### Task
Print every entry word for word, but omit the pictures.

### Stored records
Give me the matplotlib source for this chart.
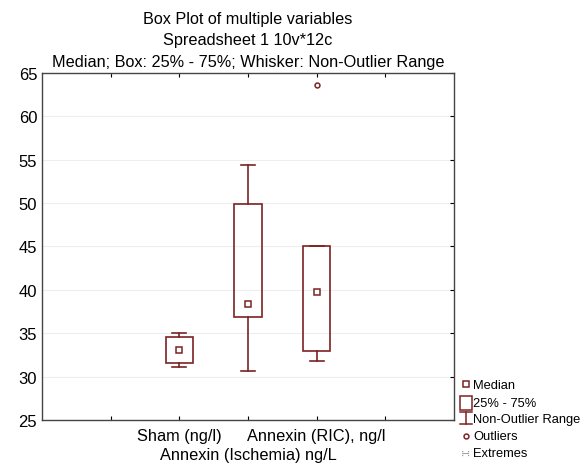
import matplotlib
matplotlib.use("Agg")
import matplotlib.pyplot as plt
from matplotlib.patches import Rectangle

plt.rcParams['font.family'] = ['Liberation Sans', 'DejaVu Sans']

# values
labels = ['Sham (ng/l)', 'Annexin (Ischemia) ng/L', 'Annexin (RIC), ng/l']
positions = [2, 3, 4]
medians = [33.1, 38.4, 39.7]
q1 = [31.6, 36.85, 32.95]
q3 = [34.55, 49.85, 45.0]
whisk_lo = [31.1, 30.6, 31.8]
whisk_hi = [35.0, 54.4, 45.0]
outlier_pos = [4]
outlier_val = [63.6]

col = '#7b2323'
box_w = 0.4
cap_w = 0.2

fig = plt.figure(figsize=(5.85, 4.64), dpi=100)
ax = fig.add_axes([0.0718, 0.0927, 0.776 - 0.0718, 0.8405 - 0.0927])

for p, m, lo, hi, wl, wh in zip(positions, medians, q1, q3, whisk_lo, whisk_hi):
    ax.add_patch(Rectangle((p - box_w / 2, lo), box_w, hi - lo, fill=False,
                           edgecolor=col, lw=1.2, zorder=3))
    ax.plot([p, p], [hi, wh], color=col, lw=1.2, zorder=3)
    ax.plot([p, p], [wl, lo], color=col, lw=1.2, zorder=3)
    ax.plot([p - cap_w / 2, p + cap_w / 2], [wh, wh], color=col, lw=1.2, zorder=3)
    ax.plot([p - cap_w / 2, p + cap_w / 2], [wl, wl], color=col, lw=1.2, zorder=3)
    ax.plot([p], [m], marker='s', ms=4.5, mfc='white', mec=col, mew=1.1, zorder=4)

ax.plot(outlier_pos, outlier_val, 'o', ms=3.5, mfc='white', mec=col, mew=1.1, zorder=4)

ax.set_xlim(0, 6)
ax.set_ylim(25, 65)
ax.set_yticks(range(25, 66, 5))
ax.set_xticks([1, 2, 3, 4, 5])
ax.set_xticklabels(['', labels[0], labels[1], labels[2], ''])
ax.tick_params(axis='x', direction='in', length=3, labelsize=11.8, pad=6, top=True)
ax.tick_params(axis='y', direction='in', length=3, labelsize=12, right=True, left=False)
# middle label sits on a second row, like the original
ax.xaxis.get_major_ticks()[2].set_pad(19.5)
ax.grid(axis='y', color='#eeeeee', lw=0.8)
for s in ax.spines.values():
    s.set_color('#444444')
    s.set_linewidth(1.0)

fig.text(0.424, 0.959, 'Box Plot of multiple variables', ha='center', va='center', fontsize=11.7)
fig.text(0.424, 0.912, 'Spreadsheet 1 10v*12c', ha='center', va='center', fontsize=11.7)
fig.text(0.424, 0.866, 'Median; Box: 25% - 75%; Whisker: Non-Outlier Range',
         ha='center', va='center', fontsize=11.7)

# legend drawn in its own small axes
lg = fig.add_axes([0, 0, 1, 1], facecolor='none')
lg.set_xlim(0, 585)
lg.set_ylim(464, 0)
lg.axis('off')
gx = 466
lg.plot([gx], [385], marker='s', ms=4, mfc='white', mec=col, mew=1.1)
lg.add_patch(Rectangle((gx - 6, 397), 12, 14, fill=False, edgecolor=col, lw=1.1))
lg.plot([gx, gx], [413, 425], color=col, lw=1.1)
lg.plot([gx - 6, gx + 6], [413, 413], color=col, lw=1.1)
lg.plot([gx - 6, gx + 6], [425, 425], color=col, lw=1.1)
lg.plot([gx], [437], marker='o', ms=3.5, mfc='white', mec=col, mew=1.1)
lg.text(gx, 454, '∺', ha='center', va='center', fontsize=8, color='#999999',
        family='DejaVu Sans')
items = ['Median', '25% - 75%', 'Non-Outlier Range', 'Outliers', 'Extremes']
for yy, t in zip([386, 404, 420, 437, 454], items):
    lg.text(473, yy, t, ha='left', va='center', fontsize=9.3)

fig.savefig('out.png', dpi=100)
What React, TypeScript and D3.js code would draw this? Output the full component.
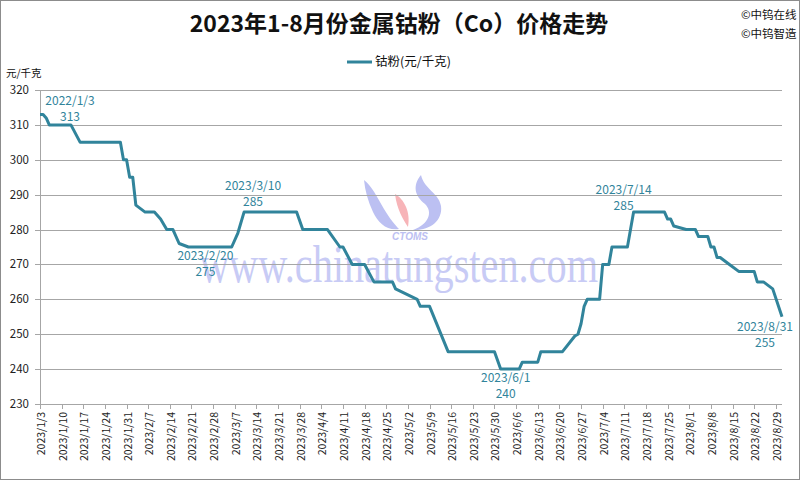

### Output below
Give me the matplotlib source for this chart.
import matplotlib
matplotlib.use("Agg")
import matplotlib.pyplot as plt
from matplotlib.patches import Rectangle

plt.rcParams['font.family'] = ['Liberation Sans', 'DejaVu Sans']

# values
labels = ['Sham (ng/l)', 'Annexin (Ischemia) ng/L', 'Annexin (RIC), ng/l']
positions = [2, 3, 4]
medians = [33.1, 38.4, 39.7]
q1 = [31.6, 36.85, 32.95]
q3 = [34.55, 49.85, 45.0]
whisk_lo = [31.1, 30.6, 31.8]
whisk_hi = [35.0, 54.4, 45.0]
outlier_pos = [4]
outlier_val = [63.6]

col = '#7b2323'
box_w = 0.4
cap_w = 0.2

fig = plt.figure(figsize=(5.85, 4.64), dpi=100)
ax = fig.add_axes([0.0718, 0.0927, 0.776 - 0.0718, 0.8405 - 0.0927])

for p, m, lo, hi, wl, wh in zip(positions, medians, q1, q3, whisk_lo, whisk_hi):
    ax.add_patch(Rectangle((p - box_w / 2, lo), box_w, hi - lo, fill=False,
                           edgecolor=col, lw=1.2, zorder=3))
    ax.plot([p, p], [hi, wh], color=col, lw=1.2, zorder=3)
    ax.plot([p, p], [wl, lo], color=col, lw=1.2, zorder=3)
    ax.plot([p - cap_w / 2, p + cap_w / 2], [wh, wh], color=col, lw=1.2, zorder=3)
    ax.plot([p - cap_w / 2, p + cap_w / 2], [wl, wl], color=col, lw=1.2, zorder=3)
    ax.plot([p], [m], marker='s', ms=4.5, mfc='white', mec=col, mew=1.1, zorder=4)

ax.plot(outlier_pos, outlier_val, 'o', ms=3.5, mfc='white', mec=col, mew=1.1, zorder=4)

ax.set_xlim(0, 6)
ax.set_ylim(25, 65)
ax.set_yticks(range(25, 66, 5))
ax.set_xticks([1, 2, 3, 4, 5])
ax.set_xticklabels(['', labels[0], labels[1], labels[2], ''])
ax.tick_params(axis='x', direction='in', length=3, labelsize=11.8, pad=6, top=True)
ax.tick_params(axis='y', direction='in', length=3, labelsize=12, right=True, left=False)
# middle label sits on a second row, like the original
ax.xaxis.get_major_ticks()[2].set_pad(19.5)
ax.grid(axis='y', color='#eeeeee', lw=0.8)
for s in ax.spines.values():
    s.set_color('#444444')
    s.set_linewidth(1.0)

fig.text(0.424, 0.959, 'Box Plot of multiple variables', ha='center', va='center', fontsize=11.7)
fig.text(0.424, 0.912, 'Spreadsheet 1 10v*12c', ha='center', va='center', fontsize=11.7)
fig.text(0.424, 0.866, 'Median; Box: 25% - 75%; Whisker: Non-Outlier Range',
         ha='center', va='center', fontsize=11.7)

# legend drawn in its own small axes
lg = fig.add_axes([0, 0, 1, 1], facecolor='none')
lg.set_xlim(0, 585)
lg.set_ylim(464, 0)
lg.axis('off')
gx = 466
lg.plot([gx], [385], marker='s', ms=4, mfc='white', mec=col, mew=1.1)
lg.add_patch(Rectangle((gx - 6, 397), 12, 14, fill=False, edgecolor=col, lw=1.1))
lg.plot([gx, gx], [413, 425], color=col, lw=1.1)
lg.plot([gx - 6, gx + 6], [413, 413], color=col, lw=1.1)
lg.plot([gx - 6, gx + 6], [425, 425], color=col, lw=1.1)
lg.plot([gx], [437], marker='o', ms=3.5, mfc='white', mec=col, mew=1.1)
lg.text(gx, 454, '∺', ha='center', va='center', fontsize=8, color='#999999',
        family='DejaVu Sans')
items = ['Median', '25% - 75%', 'Non-Outlier Range', 'Outliers', 'Extremes']
for yy, t in zip([386, 404, 420, 437, 454], items):
    lg.text(473, yy, t, ha='left', va='center', fontsize=9.3)

fig.savefig('out.png', dpi=100)
What React, TypeScript and D3.js code would draw this? Output the full component.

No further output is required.